Joe "JoHo" Hornsby's journey with the University of Alabama began at the ripe old age of five when he began going to Bama football games and other activities, and ended with his 2019 retirement as a University faculty member. During his college years, he earned three degrees at a BA in English, an MA in English and a JD in Law. He received his PhD from the University of Toronto where he wrote a dissertation on Chaucer and Medieval Law. Going back to Alabama as a faculty member, Joe's specialty was Medieval English literature, with an emphasis on Chaucer, and he also taught courses in legal writing and the Delta Blues of Robert Johnson.
A delightful memoir.
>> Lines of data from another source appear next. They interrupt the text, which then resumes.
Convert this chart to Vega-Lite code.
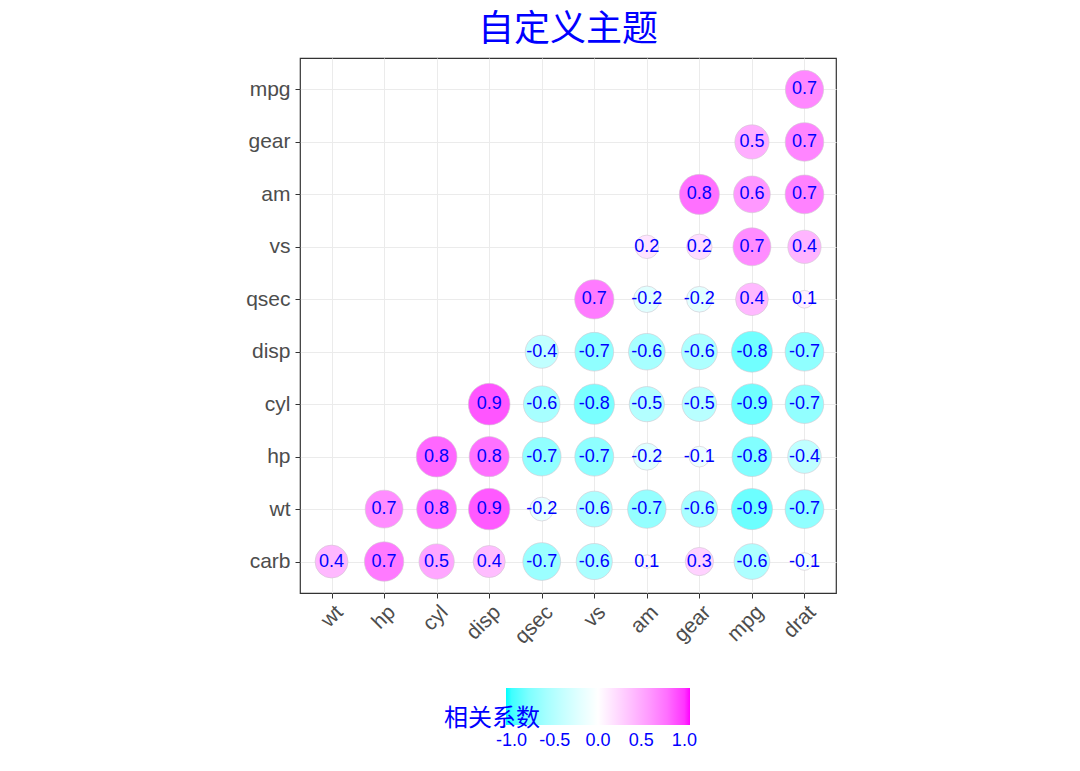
{
  "$schema": "https://vega.github.io/schema/vega-lite/v6.json",
  "width": 536,
  "height": 535,
  "autosize": {"type": "none"},
  "padding": {"left": 300, "top": 58, "right": 244, "bottom": 178},
  "background": "white",
  "title": {
    "text": "自定义主题",
    "font": "Noto Sans CJK SC",
    "fontSize": 36,
    "fontWeight": "normal",
    "color": "#0000FF",
    "anchor": "middle",
    "offset": 9
  },
  "config": {
    "locale": {
      "number": {"decimal": ".", "thousands": ",", "grouping": [3], "currency": ["$", ""], "minus": "-"}
    },
    "view": {"stroke": "#333333", "strokeWidth": 1.2},
    "axis": {
      "grid": true,
      "gridColor": "#EBEBEB",
      "gridWidth": 1,
      "domain": false,
      "tickColor": "#333333",
      "tickSize": 5,
      "labelFont": "Liberation Sans",
      "labelFontSize": 21,
      "labelColor": "#4D4D4D",
      "title": null
    }
  },
  "data": {
    "values": [
      {"x": "wt", "y": "carb", "r": 0.4276},
      {"x": "hp", "y": "carb", "r": 0.7498},
      {"x": "cyl", "y": "carb", "r": 0.5270},
      {"x": "disp", "y": "carb", "r": 0.3950},
      {"x": "qsec", "y": "carb", "r": -0.6562},
      {"x": "vs", "y": "carb", "r": -0.5696},
      {"x": "am", "y": "carb", "r": 0.0575},
      {"x": "gear", "y": "carb", "r": 0.2741},
      {"x": "mpg", "y": "carb", "r": -0.5509},
      {"x": "drat", "y": "carb", "r": -0.0908},
      {"x": "hp", "y": "wt", "r": 0.6587},
      {"x": "cyl", "y": "wt", "r": 0.7825},
      {"x": "disp", "y": "wt", "r": 0.8880},
      {"x": "qsec", "y": "wt", "r": -0.1747},
      {"x": "vs", "y": "wt", "r": -0.5549},
      {"x": "am", "y": "wt", "r": -0.6925},
      {"x": "gear", "y": "wt", "r": -0.5833},
      {"x": "mpg", "y": "wt", "r": -0.8677},
      {"x": "drat", "y": "wt", "r": -0.7124},
      {"x": "cyl", "y": "hp", "r": 0.8324},
      {"x": "disp", "y": "hp", "r": 0.7909},
      {"x": "qsec", "y": "hp", "r": -0.7082},
      {"x": "vs", "y": "hp", "r": -0.7231},
      {"x": "am", "y": "hp", "r": -0.2432},
      {"x": "gear", "y": "hp", "r": -0.1257},
      {"x": "mpg", "y": "hp", "r": -0.7762},
      {"x": "drat", "y": "hp", "r": -0.4488},
      {"x": "disp", "y": "cyl", "r": 0.9020},
      {"x": "qsec", "y": "cyl", "r": -0.5912},
      {"x": "vs", "y": "cyl", "r": -0.8108},
      {"x": "am", "y": "cyl", "r": -0.5226},
      {"x": "gear", "y": "cyl", "r": -0.4927},
      {"x": "mpg", "y": "cyl", "r": -0.8522},
      {"x": "drat", "y": "cyl", "r": -0.6999},
      {"x": "qsec", "y": "disp", "r": -0.4337},
      {"x": "vs", "y": "disp", "r": -0.7104},
      {"x": "am", "y": "disp", "r": -0.5912},
      {"x": "gear", "y": "disp", "r": -0.5556},
      {"x": "mpg", "y": "disp", "r": -0.8476},
      {"x": "drat", "y": "disp", "r": -0.7102},
      {"x": "vs", "y": "qsec", "r": 0.7445},
      {"x": "am", "y": "qsec", "r": -0.2299},
      {"x": "gear", "y": "qsec", "r": -0.2127},
      {"x": "mpg", "y": "qsec", "r": 0.4187},
      {"x": "drat", "y": "qsec", "r": 0.0912},
      {"x": "am", "y": "vs", "r": 0.1683},
      {"x": "gear", "y": "vs", "r": 0.2060},
      {"x": "mpg", "y": "vs", "r": 0.6640},
      {"x": "drat", "y": "vs", "r": 0.4403},
      {"x": "gear", "y": "am", "r": 0.7941},
      {"x": "mpg", "y": "am", "r": 0.5998},
      {"x": "drat", "y": "am", "r": 0.7127},
      {"x": "mpg", "y": "gear", "r": 0.4803},
      {"x": "drat", "y": "gear", "r": 0.6996},
      {"x": "drat", "y": "mpg", "r": 0.6812}
    ]
  },
  "transform": [{"calculate": "abs(datum.r)", "as": "abs_corr"}],
  "encoding": {
    "x": {
      "field": "x",
      "type": "nominal",
      "sort": ["wt", "hp", "cyl", "disp", "qsec", "vs", "am", "gear", "mpg", "drat"],
      "scale": {"type": "point", "padding": 0.6},
      "axis": {"labelAngle": -45, "labelAlign": "right", "labelBaseline": "top", "labelPadding": 3}
    },
    "y": {
      "field": "y",
      "type": "nominal",
      "sort": ["mpg", "gear", "am", "vs", "qsec", "disp", "cyl", "hp", "wt", "carb"],
      "scale": {"type": "point", "padding": 0.6},
      "axis": {"labelPadding": 5}
    }
  },
  "layer": [
    {
      "mark": {"type": "circle", "opacity": 1, "stroke": "#D0C8D0", "strokeWidth": 0.6},
      "encoding": {
        "size": {
          "field": "abs_corr",
          "type": "quantitative",
          "scale": {"type": "sqrt", "domain": [0.0575, 0.902], "range": [177, 1735], "zero": false},
          "legend": null
        },
        "color": {
          "field": "r",
          "type": "quantitative",
          "title": "相关系数",
          "scale": {"domain": [-1.065, 0, 1.065], "range": ["#00FFFF", "#FFFFFF", "#FF00FF"], "interpolate": "lab"},
          "legend": {
            "orient": "none",
            "direction": "horizontal",
            "legendX": 144,
            "legendY": 630,
            "gradientLength": 184,
            "gradientThickness": 37,
            "gradientStrokeWidth": 0,
            "values": [-1, -0.5, 0, 0.5, 1],
            "format": ".1f",
            "labelOverlap": false,
            "labelFont": "Liberation Sans",
            "labelFontSize": 18,
            "labelColor": "#0000FF",
            "labelOffset": 7,
            "titleOrient": "left",
            "titleFont": "Noto Sans CJK SC",
            "titleFontSize": 24,
            "titleFontWeight": "normal",
            "titleColor": "#0000FF",
            "titlePadding": -34,
            "titleAnchor": "middle",
            "titleBaseline": "top"
          }
        }
      }
    },
    {
      "mark": {"type": "text", "font": "Liberation Sans", "fontSize": 18, "color": "#0000FF"},
      "encoding": {
        "text": {"field": "r", "type": "quantitative", "format": ".1f"}
      }
    }
  ]
}
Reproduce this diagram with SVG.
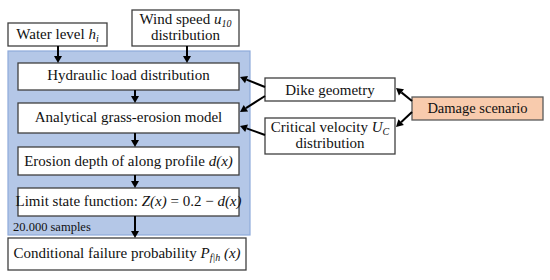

Joe remembers my weeping in the classroom quite correctly. It happened on Tuesday, September 11, 2001. Hijacked commercial aircraft had been flown into the New York World Trade Center twin towers. The administration of the University of Alabama did nothing to interrupt its usual course of business, insensitively expecting classes to proceed as scheduled. I attempted to teach my morning class in accordance with my contractual duty. I was emotionally incapable of doing that. When I was in law school at Tulane in 1963, President Kennedy was assassinated just after noon on Friday, November 22. Classes were not suspended, and my class in Contracts met at 10 am, as normally scheduled the following morning, Saturday, November 23. In my experience university administrators are emotionally vacuous.
I apologize in advance for the brief review since this book deserves so much more conversation and admiration than this. As I told JoHo when I met him during out Blount convocation, "I wish I could be as interesting as you one day." Well, the words still stand, but I feel so much more inspired, especially since the words, "I came to appreciate that being in the world is good enough without having to be the world" really spoke to me. As Whiting said, this man writes beautifully, and I am so glad to have picked up this book! This is a must-read for any current Blount student. This made me feel so connected to the roots of the Blount Scholars Program and I found it especially funny how the descriptions of past Blount students still stand today.